## Start Supplied material
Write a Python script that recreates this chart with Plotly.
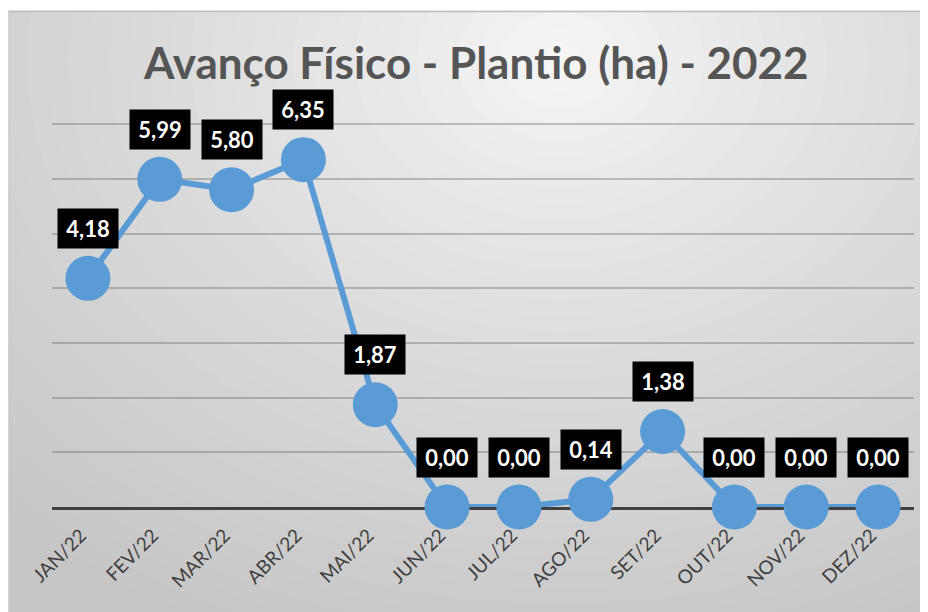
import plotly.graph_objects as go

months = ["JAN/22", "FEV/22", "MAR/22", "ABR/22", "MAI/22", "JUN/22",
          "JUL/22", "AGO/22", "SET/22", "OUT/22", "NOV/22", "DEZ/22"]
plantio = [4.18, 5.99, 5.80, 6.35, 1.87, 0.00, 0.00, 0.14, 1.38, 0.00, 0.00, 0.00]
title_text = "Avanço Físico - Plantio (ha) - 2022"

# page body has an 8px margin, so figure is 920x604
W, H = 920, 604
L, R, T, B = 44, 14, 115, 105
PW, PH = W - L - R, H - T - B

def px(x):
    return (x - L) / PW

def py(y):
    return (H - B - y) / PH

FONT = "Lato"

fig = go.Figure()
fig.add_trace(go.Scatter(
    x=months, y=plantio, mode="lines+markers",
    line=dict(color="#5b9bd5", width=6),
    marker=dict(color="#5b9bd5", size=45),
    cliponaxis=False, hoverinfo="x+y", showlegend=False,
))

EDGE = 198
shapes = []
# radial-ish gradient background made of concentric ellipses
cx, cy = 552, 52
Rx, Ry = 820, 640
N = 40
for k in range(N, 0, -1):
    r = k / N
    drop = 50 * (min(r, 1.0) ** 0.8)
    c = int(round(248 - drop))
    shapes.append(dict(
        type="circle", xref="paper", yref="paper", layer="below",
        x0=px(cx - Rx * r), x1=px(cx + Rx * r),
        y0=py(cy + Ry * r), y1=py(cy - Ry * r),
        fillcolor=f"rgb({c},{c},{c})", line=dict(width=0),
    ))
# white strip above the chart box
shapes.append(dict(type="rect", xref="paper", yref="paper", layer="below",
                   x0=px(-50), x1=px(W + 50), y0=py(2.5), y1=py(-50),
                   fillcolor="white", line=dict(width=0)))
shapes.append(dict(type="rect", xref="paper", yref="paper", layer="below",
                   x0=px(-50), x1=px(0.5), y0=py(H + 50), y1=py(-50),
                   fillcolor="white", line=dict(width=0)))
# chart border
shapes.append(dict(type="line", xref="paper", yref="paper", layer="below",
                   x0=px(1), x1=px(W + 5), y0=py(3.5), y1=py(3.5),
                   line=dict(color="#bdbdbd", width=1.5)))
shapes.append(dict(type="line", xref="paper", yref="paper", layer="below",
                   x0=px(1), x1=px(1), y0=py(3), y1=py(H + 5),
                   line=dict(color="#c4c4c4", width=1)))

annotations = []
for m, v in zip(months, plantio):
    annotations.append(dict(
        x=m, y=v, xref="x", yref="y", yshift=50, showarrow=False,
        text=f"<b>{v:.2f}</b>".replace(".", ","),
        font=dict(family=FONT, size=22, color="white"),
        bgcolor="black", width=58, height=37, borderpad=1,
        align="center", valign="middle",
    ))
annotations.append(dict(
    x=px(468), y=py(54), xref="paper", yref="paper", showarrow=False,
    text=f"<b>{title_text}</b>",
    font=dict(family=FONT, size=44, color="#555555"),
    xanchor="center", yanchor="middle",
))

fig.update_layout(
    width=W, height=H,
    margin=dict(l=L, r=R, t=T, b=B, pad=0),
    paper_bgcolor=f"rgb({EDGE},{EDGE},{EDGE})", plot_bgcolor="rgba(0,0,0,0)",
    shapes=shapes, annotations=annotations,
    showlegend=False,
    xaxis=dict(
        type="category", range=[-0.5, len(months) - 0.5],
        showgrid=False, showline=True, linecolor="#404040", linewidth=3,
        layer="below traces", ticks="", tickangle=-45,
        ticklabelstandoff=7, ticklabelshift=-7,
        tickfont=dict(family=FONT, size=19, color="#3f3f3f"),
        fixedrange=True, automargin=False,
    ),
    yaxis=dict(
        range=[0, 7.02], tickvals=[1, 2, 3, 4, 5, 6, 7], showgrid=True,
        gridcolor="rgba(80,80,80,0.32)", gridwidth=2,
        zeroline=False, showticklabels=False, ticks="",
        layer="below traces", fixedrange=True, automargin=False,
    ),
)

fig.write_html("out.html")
## End Supplied material
__Required work__
Set the lines above down again, word for word, from the first through the one containing "return (x - L) / PW"; pictures excluded.

__Response to this task__
Write a Python script that recreates this chart with Plotly.
import plotly.graph_objects as go

months = ["JAN/22", "FEV/22", "MAR/22", "ABR/22", "MAI/22", "JUN/22",
          "JUL/22", "AGO/22", "SET/22", "OUT/22", "NOV/22", "DEZ/22"]
plantio = [4.18, 5.99, 5.80, 6.35, 1.87, 0.00, 0.00, 0.14, 1.38, 0.00, 0.00, 0.00]
title_text = "Avanço Físico - Plantio (ha) - 2022"

# page body has an 8px margin, so figure is 920x604
W, H = 920, 604
L, R, T, B = 44, 14, 115, 105
PW, PH = W - L - R, H - T - B

def px(x):
    return (x - L) / PW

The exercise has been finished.